MultInt (GreaterThan (AddInt (IntVal 3) (IntVal 4)) (IntVal 2)) (IntVal 9))

This is effectively ((3 + 4) > 2) * 9, which simplifies to False * 9, which is clearly nonsensical. This is a valid value of Expr', however, so we need to represent the possibility that the evaluation can fail by wrapping the return type in a Maybe:

eval' :: Expr' -> Maybe (Either Int Bool)
eval' (AddInt e1 e2) = case (eval' e1, eval' e2) of
  (Just (Left i1), Just (Left i2)) -> Just (Left $ i1 + i2)
  _ -> Nothing
eval' (MultInt e1 e2) = case (eval' e1, eval' e2) of
  (Just (Left i1), Just (Left i2)) -> Just (Left $ i1 * i2)
  _ -> Nothing
eval' (GreaterThan e1 e2) = case (eval' e1, eval' e2) of
  (Just (Left i1), Just (Left i2)) -> Just (Right $ i1 > i2)
eval' (IntVal x) = Just (Left x)
eval' (BoolVal b) = Just (Right b)

This works as expected:

ghci> -- 3 > 2:
ghci> eval' $ GreaterThan (IntVal 3) (IntVal 2)
Just (Right True)

ghci> -- (3 + 5) > 2:
ghci> eval' $ GreaterThan (AddInt (IntVal 3) (IntVal 5)) (IntVal 2)
Just (Right False)

ghci> -- (5 > 2) * 6:
ghci> eval' $ MultInt (GreaterThan (IntVal 5) (IntVal 2)) (IntVal 6)
Nothing

But we’ve completely lost the elegance and obviousness of the initial implementation. And this is a relatively simple evaluator; a more complex evaluator will be almost entirely consumed with complex and error-prone logic for validating expressions.

A better solution?

A better solution would be to make invalid expressions fail to typecheck, and offload all this tedious logic to the compiler:

data BetterExpr t =
    IntVal Int
  | BoolVal Bool
  | MultInt (BetterExpr Int) (BetterExpr Int)
  | AddInt (BetterExpr Int) (BetterExpr Int)
  | GreaterThan (BetterExpr Int) (BetterExpr Int)
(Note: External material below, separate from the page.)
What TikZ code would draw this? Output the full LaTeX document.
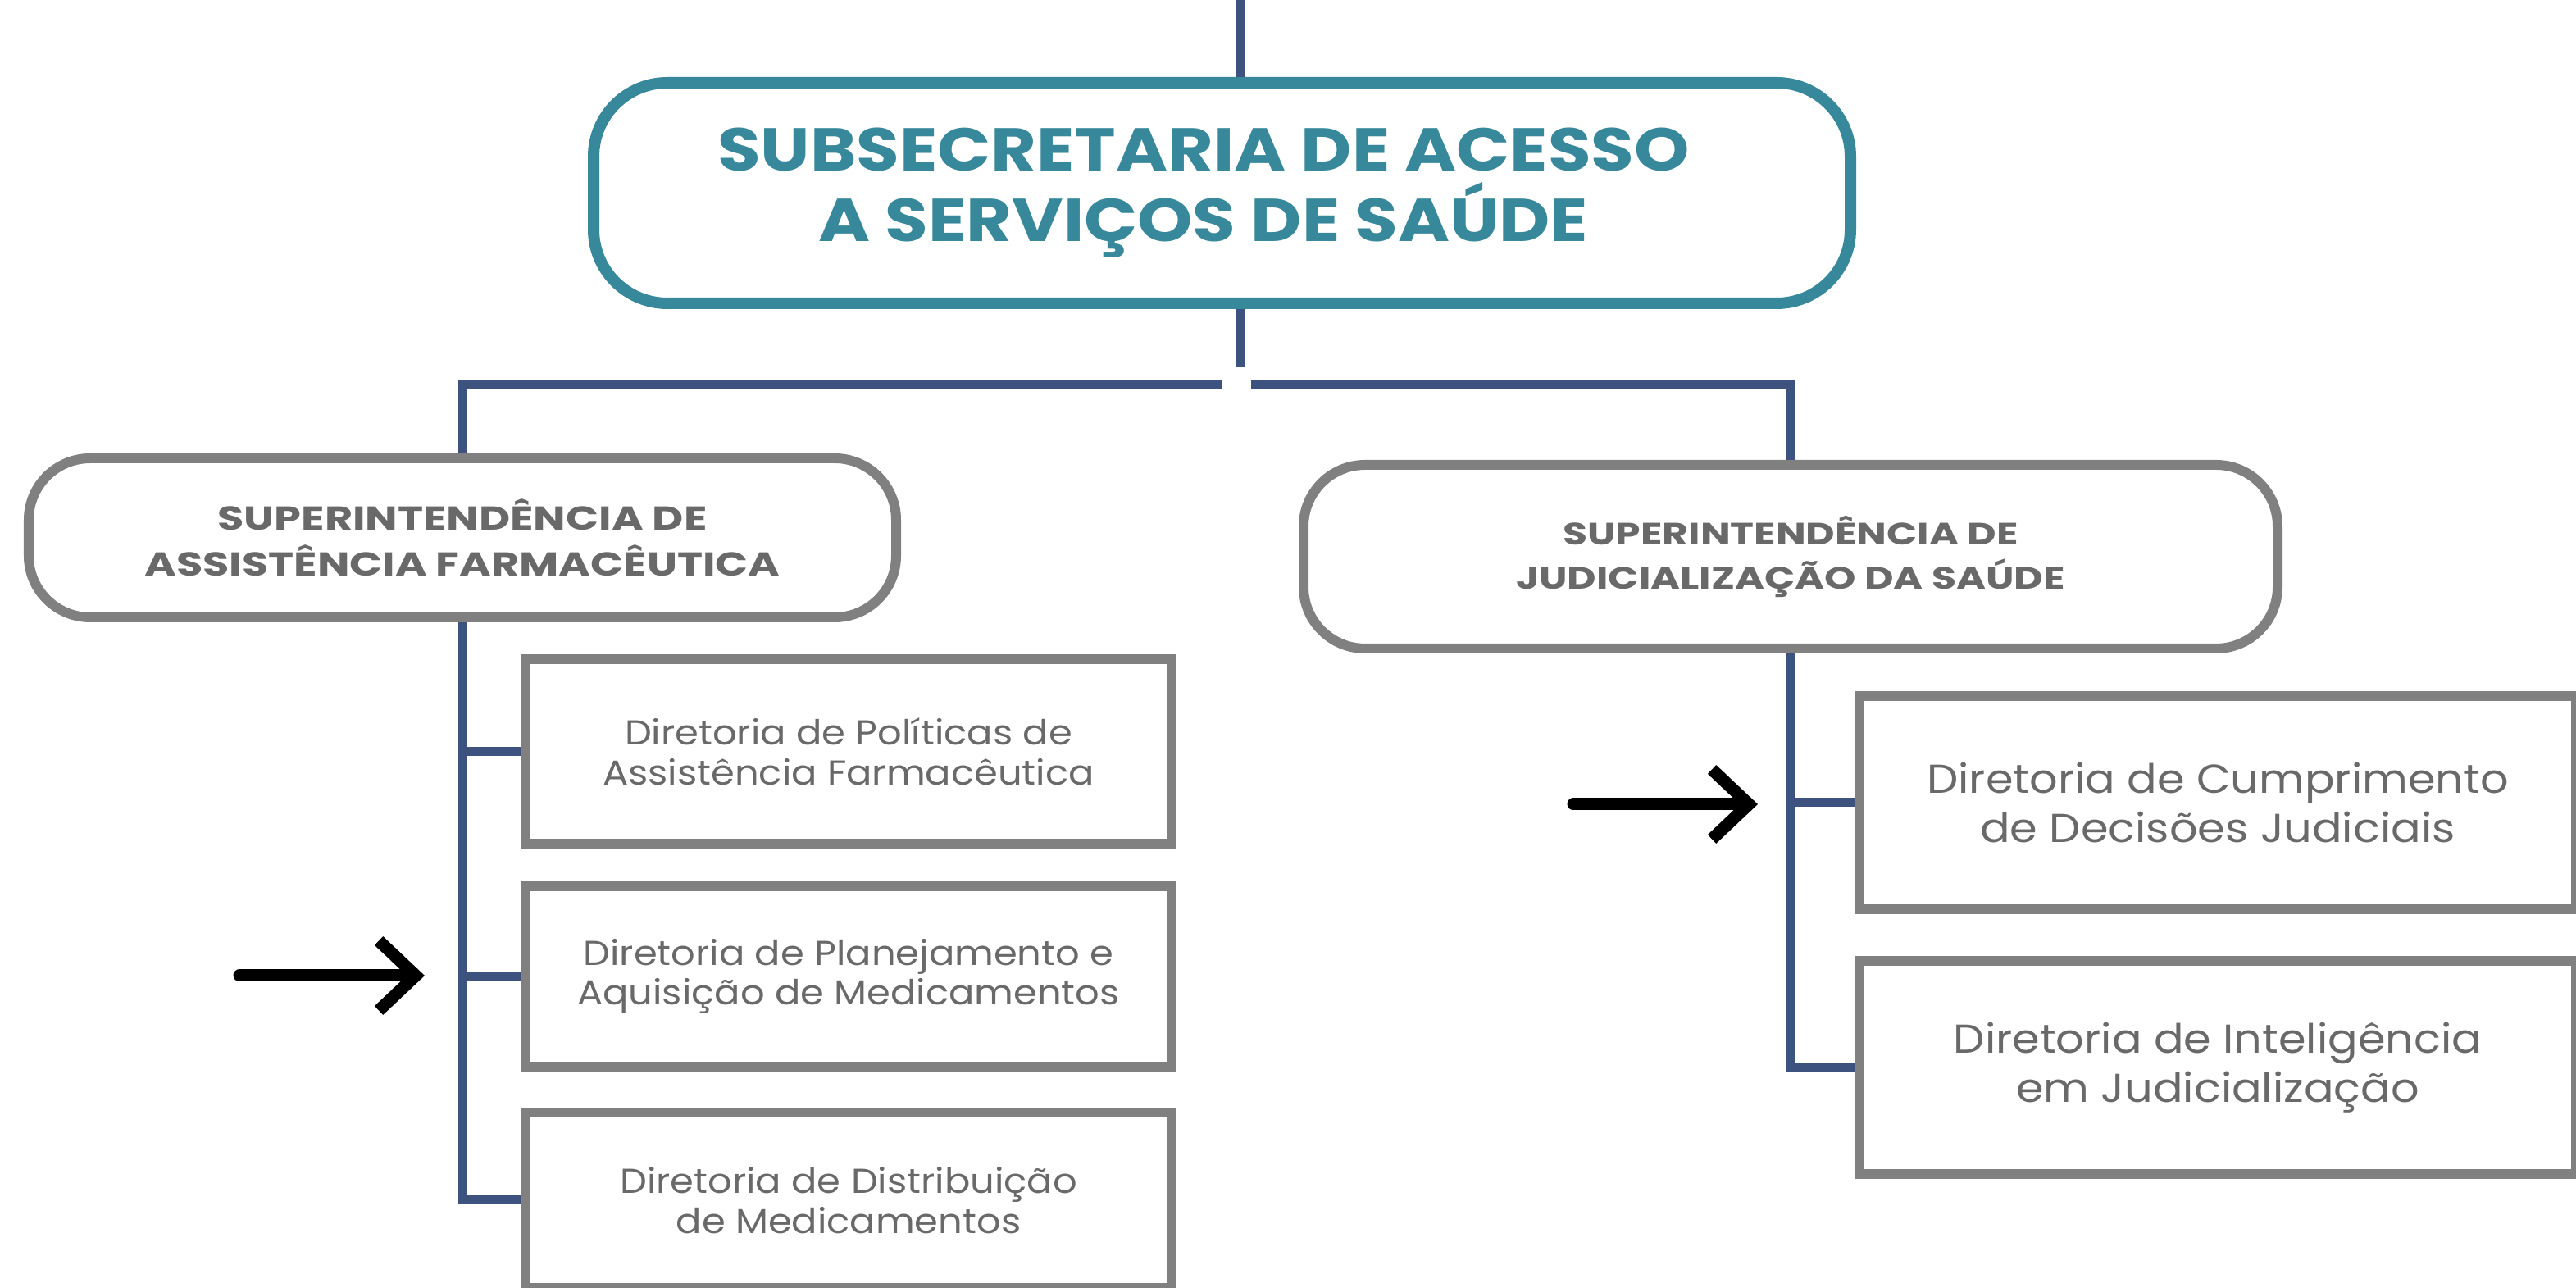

But these invalid expressions still typecheck:

ghci> :t GreaterThan (BoolVal True) (IntVal 3)
GreaterThan (BoolVal True) (IntVal 3) :: BetterExpr t

We can hack around this by defining our own value constructors that enforce the correct types, and only exporting those. That way, users of our module won’t be able to construct invalid types:

module Expression (BetterExpr, boolVal, intVal, greaterThan, multInt) where

intVal :: Int -> BetterExpr Int
intVal = IntVal

boolVal :: Bool -> BetterExpr Bool
boolVal = BoolVal

greaterThan :: BetterExpr Int -> BetterExpr Int -> BetterExpr Bool
greaterThan = GreaterThan

-- etc
ghci> greaterThan (boolVal True) (intVal 3)
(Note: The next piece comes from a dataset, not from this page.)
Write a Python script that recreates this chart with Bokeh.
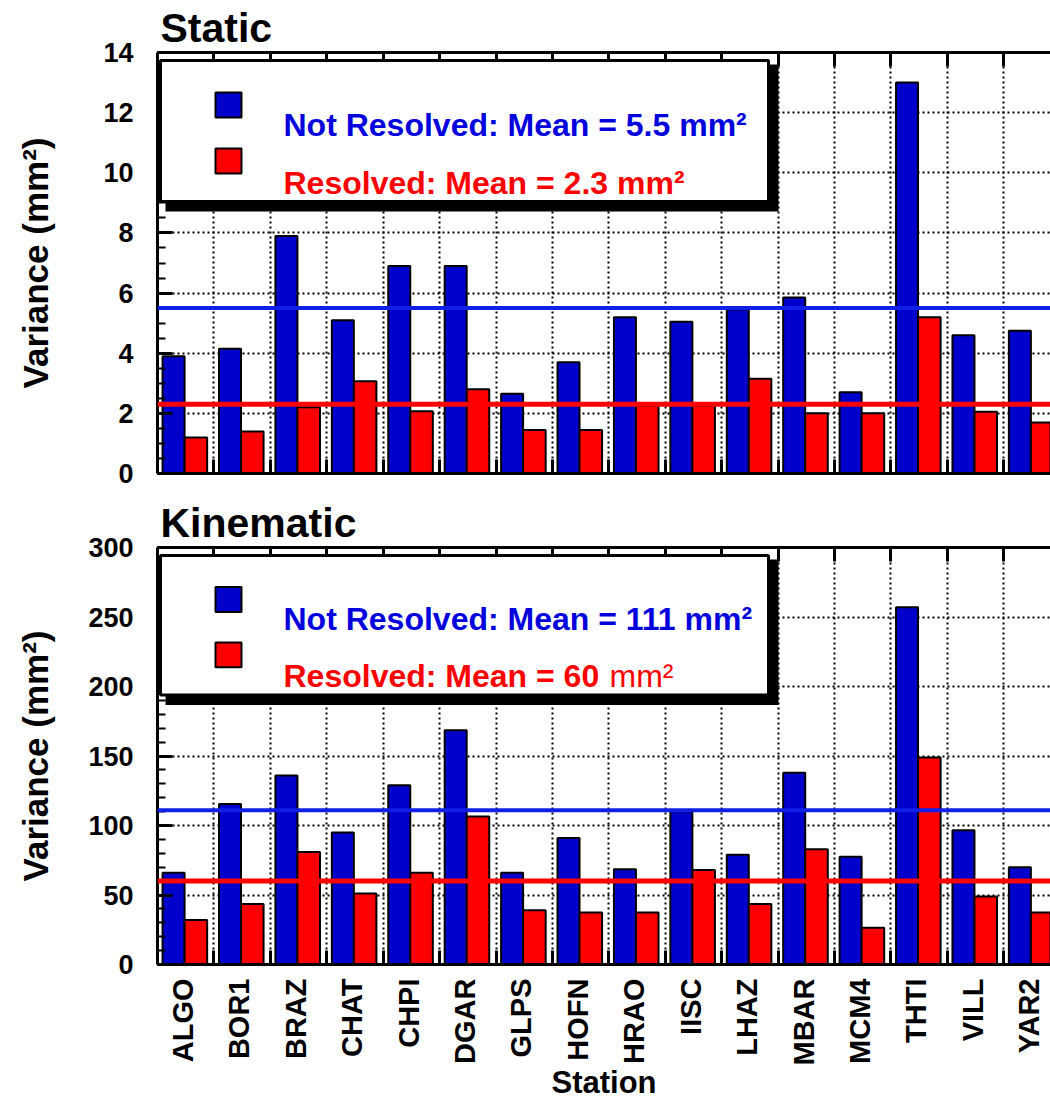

"Couldn't match type ‘Bool’ with ‘Int’
    Expected type: BetterExpr Int
      Actual type: BetterExpr Bool"

Evaluating better

Let’s try to evaluate our BetterExpr:

evaluate :: BetterExpr t -> t
evaluate (IntVal i) = i
evaluate (BoolVal b) = b
-- etc

Unfortunately, this doesn’t compile. This is because the type parameter t in BetterExpr t isn’t at all related to the types mentioned in the constructors! For instance, we could define:

IntVal 3 :: BetterExpr Bool

This typechecks! We can think of IntVal and other value constructors as functions that return a BetterExpr t:

-- The value constructors of this type:
data BetterExpr t =
    IntVal Int
  | BoolVal Bool
  | MultInt (BetterExpr Int) (BetterExpr Int)
  | AddInt (BetterExpr Int) (BetterExpr Int)
  | GreaterThan (BetterExpr Int) (BetterExpr Int)

-- can be written as:

IntVal :: Int -> BetterExpr t
BoolVal :: Bool -> BetterExpr t
MultInt :: BetterExpr Int -> BetterExpr Int -> BetterExpr t
AddInt :: BetterExpr Int -> BetterExpr Int -> BetterExpr t
GreaterThan :: BetterExpr Int -> BetterExpr Int -> BetterExpr t

This syntax makes the problem clear: all value constructors underspecify their return type. This syntax also makes the solution obvious- just specify the return types! This is exactly what GADTs allow us to do.

GADTs

We need to turn on a language extension to use GADTs:

{-# LANGUAGE GADTs #-}

Now we can write type declarations exactly how we want:

data BetterExpr t where
  IntVal :: Int -> BetterExpr Int
  BoolVal :: Bool -> BetterExpr Bool
  MultInt :: BetterExpr Int -> BetterExpr Int -> BetterExpr Int
  AddInt :: BetterExpr Int -> BetterExpr Int -> BetterExpr Int
  GreaterThan :: BetterExpr Int -> BetterExpr Int -> BetterExpr Bool

Invalid expressions that previously typechecked are now rejected by the compiler:

ghci> MultInt (GreaterThan (IntVal 3) (IntVal 2)) (IntVal 2)
   "Couldn't match type ‘Bool’ with ‘Int’
    Expected type: BetterExpr Int
      Actual type: BetterExpr Bool"

and writing our evaluator is again extremely straightforward:

eval :: BetterExpr t -> t
eval (IntVal i) = i
eval (BoolVal b) = b
eval (MultInt e1 e2) = eval e1 * eval e2
eval (AddInt e1 e2) = eval e1 + eval e2
eval (GreaterThan e1 e2) = eval e1 > eval e2
ghci> eval $ MultInt (IntVal 3) (IntVal 2)
6

ghci> eval $ GreaterThan (IntVal 3) (IntVal 2)
True

That’s all for today! Next time we’ll implement GADTs in C#.


  1. Or more formally, they’re equivalent up to an isomorphism in that they both form a semiring, with types as the operands, product/ sum composition as the binary operator, and Unit/ Void as the respective identity elements.